My grandparents’ marriage was a love match. Their fathers were both bankers and I think knew each other as business partners. They were from two different towns in Germany. Manna talked about being introduced to sons in various families, so there was probably a little bit of planning on the parents’ parts. But Manna didn’t do anything she didn’t want to do.

She went back to Germany after war had broken out in Europe but before the US had declared war. We have this packet of stateless-person papers, because the Nazis cancelled Jews’ passports. The paperwork says she’s traveling on the papers because of the so-called Aryan laws, and it’s typed out, ‘Aryan laws.’ Even thought she was insulated from danger because the family had money, I can’t imagine getting on a ship back to Europe in 1939 and going to tell your family, “You’ve got to get out!” [In fact, she went to visit her sick father in Switzerland].

Non-Aryan
Excerpt of Manna’s US non-resident alien papers. It reads, “according to the new German Law, she is a “Non-Aryan”.

Today, I have German citizenship. They call it ‘reclaiming’ citizenship and I got it in 2012. At the time I joked, “Oh, you know, it’s insurance if things ever get strange in the US. Wouldn’t it be ironic?” When I picked up the naturalization document at the German Consulate in LA there was this stereotypical German man working at the service window. I said, “I’m here for my naturalization papers.” He said something to me in German, and I said, “I’m sorry, I don’t speak German.” He made some comment and I just thought, “F**k you.”

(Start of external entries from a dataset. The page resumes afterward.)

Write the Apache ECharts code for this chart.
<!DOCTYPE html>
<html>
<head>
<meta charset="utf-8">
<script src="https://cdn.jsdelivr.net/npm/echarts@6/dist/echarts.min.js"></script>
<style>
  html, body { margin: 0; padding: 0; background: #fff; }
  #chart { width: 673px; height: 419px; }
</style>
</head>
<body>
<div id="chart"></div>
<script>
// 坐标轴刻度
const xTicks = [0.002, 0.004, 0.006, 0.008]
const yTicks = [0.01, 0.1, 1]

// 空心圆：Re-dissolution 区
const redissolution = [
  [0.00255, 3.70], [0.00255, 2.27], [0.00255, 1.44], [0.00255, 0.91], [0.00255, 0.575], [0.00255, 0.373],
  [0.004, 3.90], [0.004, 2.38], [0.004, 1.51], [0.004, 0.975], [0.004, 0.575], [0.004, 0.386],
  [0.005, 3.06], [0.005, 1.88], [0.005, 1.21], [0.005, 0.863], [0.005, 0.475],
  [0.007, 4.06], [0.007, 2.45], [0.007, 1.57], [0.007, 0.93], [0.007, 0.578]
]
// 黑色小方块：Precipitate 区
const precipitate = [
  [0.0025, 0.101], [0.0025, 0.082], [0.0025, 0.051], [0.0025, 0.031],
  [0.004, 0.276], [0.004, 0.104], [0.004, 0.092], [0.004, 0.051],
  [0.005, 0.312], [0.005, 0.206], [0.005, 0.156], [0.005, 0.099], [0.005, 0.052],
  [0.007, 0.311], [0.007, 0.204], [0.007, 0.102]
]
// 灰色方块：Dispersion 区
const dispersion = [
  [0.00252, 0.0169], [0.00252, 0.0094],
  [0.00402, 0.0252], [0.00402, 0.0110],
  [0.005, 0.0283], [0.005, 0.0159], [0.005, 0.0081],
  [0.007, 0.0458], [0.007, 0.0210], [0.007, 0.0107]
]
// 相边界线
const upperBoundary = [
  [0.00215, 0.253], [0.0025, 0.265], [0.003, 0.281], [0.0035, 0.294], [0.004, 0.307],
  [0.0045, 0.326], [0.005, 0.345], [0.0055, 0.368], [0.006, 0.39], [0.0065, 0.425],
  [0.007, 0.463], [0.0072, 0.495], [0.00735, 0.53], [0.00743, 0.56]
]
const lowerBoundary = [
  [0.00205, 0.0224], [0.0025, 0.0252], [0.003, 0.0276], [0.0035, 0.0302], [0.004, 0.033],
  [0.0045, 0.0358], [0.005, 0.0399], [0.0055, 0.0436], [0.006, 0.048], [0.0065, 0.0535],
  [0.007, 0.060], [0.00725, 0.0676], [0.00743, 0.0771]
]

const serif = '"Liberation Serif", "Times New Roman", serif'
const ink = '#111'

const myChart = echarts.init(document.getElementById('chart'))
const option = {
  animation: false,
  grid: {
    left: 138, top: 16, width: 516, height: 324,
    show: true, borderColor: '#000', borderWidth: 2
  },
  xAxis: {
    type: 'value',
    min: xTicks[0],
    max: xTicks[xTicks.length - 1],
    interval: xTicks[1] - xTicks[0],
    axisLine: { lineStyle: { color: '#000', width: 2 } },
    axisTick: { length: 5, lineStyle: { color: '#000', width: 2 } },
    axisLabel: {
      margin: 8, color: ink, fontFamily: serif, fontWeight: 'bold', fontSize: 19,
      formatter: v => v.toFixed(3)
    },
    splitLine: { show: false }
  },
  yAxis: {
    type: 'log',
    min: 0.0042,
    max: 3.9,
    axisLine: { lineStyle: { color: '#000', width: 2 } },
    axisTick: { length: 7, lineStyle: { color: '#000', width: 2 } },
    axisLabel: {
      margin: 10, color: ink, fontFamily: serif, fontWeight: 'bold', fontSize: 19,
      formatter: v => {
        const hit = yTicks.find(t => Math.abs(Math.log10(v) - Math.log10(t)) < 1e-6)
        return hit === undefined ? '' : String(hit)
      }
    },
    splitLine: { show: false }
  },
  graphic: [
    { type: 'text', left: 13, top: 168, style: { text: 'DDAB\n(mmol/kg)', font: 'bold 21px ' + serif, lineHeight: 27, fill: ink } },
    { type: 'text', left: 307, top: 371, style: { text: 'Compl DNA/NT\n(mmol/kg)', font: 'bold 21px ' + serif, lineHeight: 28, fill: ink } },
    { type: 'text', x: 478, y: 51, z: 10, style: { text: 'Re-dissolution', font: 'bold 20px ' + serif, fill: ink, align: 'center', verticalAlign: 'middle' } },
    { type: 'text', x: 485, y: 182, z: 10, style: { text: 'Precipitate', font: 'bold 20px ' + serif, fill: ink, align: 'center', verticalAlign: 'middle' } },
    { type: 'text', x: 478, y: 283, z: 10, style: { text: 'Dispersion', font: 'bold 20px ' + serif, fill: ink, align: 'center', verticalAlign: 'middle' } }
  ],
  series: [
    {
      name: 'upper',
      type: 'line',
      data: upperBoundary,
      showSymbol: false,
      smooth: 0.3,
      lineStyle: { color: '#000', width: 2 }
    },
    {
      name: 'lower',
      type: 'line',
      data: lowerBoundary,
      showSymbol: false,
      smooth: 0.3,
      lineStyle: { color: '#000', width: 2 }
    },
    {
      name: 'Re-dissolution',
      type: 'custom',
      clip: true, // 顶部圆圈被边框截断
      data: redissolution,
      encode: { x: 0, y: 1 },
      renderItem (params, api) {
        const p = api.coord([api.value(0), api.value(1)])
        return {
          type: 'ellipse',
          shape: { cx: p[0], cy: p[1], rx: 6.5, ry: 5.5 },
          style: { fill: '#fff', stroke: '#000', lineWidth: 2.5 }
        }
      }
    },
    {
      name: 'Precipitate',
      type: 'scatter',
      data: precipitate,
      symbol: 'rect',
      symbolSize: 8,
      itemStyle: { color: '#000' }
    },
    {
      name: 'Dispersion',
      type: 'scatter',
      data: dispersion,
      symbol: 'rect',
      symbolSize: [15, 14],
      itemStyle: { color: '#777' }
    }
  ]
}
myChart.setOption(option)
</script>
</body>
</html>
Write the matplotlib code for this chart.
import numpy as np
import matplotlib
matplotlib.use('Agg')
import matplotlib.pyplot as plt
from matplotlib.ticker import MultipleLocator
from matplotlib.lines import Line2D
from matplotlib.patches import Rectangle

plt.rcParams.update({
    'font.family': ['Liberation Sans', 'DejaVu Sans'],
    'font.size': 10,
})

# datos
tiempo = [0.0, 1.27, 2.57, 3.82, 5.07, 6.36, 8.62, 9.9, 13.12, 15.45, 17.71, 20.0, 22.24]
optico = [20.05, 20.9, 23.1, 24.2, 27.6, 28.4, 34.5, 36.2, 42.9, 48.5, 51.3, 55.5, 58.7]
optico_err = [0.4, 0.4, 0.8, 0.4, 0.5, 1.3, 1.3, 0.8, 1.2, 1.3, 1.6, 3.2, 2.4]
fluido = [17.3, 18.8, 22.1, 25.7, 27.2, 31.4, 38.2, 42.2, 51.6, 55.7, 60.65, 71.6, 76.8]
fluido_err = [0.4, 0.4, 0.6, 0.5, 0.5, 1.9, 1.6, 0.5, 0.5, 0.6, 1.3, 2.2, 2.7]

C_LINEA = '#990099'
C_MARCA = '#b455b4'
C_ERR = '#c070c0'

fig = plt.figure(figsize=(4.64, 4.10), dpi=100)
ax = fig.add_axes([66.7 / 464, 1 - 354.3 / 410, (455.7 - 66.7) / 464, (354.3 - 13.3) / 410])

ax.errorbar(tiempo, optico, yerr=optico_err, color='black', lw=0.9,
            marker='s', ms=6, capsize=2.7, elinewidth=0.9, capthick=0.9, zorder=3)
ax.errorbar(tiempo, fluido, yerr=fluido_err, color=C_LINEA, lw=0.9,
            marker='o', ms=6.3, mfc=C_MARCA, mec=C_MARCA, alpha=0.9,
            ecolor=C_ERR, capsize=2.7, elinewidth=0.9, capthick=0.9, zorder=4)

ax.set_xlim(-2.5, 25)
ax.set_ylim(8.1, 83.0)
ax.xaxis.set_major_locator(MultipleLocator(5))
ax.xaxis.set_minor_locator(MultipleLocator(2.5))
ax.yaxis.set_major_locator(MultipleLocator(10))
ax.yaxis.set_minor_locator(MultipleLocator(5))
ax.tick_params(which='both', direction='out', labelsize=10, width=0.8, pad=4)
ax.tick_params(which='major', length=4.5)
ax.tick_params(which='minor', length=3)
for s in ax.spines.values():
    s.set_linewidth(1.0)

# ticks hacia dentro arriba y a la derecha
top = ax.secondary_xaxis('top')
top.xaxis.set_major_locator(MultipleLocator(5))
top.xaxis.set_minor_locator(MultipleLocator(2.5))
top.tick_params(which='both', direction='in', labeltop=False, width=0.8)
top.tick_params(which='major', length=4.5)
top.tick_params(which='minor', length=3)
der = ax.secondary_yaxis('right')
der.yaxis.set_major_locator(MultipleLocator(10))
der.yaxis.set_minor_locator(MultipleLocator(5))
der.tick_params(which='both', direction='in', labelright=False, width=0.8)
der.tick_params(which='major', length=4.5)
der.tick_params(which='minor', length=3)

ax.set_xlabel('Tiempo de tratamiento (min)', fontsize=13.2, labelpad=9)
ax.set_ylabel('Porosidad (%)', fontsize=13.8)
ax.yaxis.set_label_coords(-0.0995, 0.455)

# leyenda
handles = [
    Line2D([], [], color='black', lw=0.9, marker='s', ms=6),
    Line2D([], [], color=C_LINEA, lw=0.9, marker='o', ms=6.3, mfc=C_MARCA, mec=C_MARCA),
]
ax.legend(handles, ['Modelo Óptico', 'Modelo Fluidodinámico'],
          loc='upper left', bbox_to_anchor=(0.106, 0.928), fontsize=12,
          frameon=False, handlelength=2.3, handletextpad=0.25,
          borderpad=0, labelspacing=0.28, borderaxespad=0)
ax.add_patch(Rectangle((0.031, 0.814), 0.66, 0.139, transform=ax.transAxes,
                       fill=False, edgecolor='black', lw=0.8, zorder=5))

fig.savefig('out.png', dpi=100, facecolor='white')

The Muslim ban in January made me wonder if we should leave, but it didn’t apply to citizens and I think that would be the line: if there’s demonization of people with US citizenship. It’s not a moral line, it’s a legal line, but if we start revoking the citizenship of US citizens based on country of birth or travel history, I think I’m out. I have friends who say, “We’re people of privilege, we should stay and fight.” But I think there are cycles in history and I’m not convinced individuals can stand in the face of them. I mean, certainly they can, it’s morally important, but I don’t think it’s effective. The lesson in my family—which had money in Germany, versus my husband’s family in Poland, which didn’t—is that there are windows in which you can get out administratively, and the people who got out lived, and the people who didn’t died. I don’t think we’re there, but I also don’t think we’re special or different as Americans. I hope we are, but… institutions are just habits. They’re nothing. When they’re broken, they’re broken. They can end.

Manna 1938 Passport
Manna’s photo in her 1938 German passport. Note the swastikas on the stamps, gripped in the eagles’ talons.

The back story to all of this is my life is shaken up right now. I’ve been looking for a job for about 14 months. I have a PhD in political science, I speak French. I can be a researcher or teacher, but I don’t have a job right now. I’m sure that has an impact on how I’m feeling about the country as a whole. The personal sense of rejection from the economy matters, the fact that on first glance, what would I be losing by leaving? What am I rooted to here right now? That makes it easier. My husband and I don’t own property, we don’t have kids. It’s easy for me to say I want to leave.

It’s an interesting lens on how much circumstances play into big life choices. Manna left Germany because she was 24 and she was pissed. She didn’t have the roots that would hold her and make it more complicated to leave. She was a young person, she wasn’t married yet. Whereas her parents’ generation, they owned a bank, they owned a home. Her husband Walter, my grandfather, was seven years older. He was more established, he had a career. She went to him and said, “It’s time to go.” At least that’s the family lore. I don’t know all the details. I think partly it was force of character and partly it was her age and circumstances. You have a different view when you aren’t rooted to a particular place.

She was not prescriptive, but I have lots of things that, in my mind, I learned from her. My mom died when I was young, so my relationship with Manna was direct, not mediated through my mom. Manna was unapologetically her own person. She knew what she thought. I’m more shy and self-censoring, at least at this point in my life—though more than one family member has said I resemble her. Manna, if you could sum her up, it was, “Don’t take sh*t from anybody.” Like, you might not be right, but there’s nothing to say they’re right, either.